Una domanda, per essere ben posta, dovrebbe essere rigirata nella mente per un po’, per focalizzarla, definirne i contorni, lasciarla maturare, prima di rivolgerla verbalmente. Quando ci troviamo di fronte ad un dubbio o un problema, infatti, prima di tutto bisognerebbe cercare di osservarlo, analizzarlo, e spesso ci renderemo conto che l’insegnante ha già fornito gli strumenti necessari e le informazioni utili per risolvere la situazione. In questi casi sarà sufficiente questa elucubrazione per ottenere le risposte che cercavamo, e allo stesso tempo emanciparci dal docente, renderci indipendenti e in grado di risolvere autonomamente, senza interrompere inutilmente il ritmo della lezione per chiedere qualcosa che si conosce già.

Un altro dettaglio importante a cui prestare attenzione è non fare domande che richiedano, per risposta, l’ennesima spiegazione di qualcosa che è già stato detto e ridetto nelle lezioni precedenti. Si può affrontare più volte un argomento, chiaramente, ma la domanda da porre, in questo caso, dovrebbe portare l’analisi su un aspetto ancora non affrontato o un nuovo punto di vista sulla questione, altrimenti si tratta di una mera ripetizione utile solo a chi non è stato attento alla precedente spiegazione.
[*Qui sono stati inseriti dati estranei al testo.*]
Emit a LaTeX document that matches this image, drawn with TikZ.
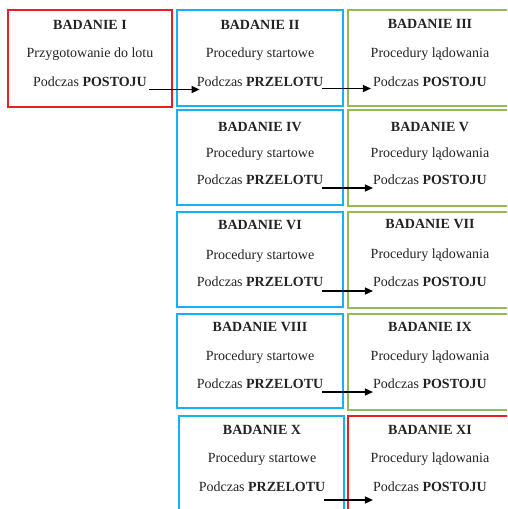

Nel caso di corsi ad accesso libero, ovviamente, sono ben disposta a dare la stessa correzione anche più volte nel tempo, facendo attenzione magari a trasmetterla in modo diverso, così che sia utile per tutti, ma nel caso di programmi di formazione sono molto intransigente su questo punto, poiché mi piace che gli allievi si sentano responsabilizzati riguardo la cura delle informazioni che vengono loro affidate, senza perdersele nei meandri della memoria. Esistono poi domande che riguardano il nostro personale sentire rispetto al movimento. Questo tipo di apporto può essere molto utile a tutti, poiché più contributi si condividono più ci avviciniamo ad una comprensione tridimensionale della danza, capace di osservare il movimento nelle sue mille sfaccettature. Tuttavia, nel caso di domande che riguardino caratteristiche peculiari del nostro corpo, come ad esempio infortuni pregressi, che richiedono da parte del maestro un impegno personale con l’allievo, sarebbe meglio attendere la fine della lezione per porre privatamente la domanda, chiedendo al docente se è disponibile a rispondere al di fuori dell’orario di lezione, in modo da evitare al gruppo spiegazioni di fatto inutili per la maggior parte di loro. Allievi cari, da oggi allenatevi nel formulare domande appropriate da porre ai vostri insegnanti, stupiteci e stupitevi del valore intrinseco di questo importante elemento.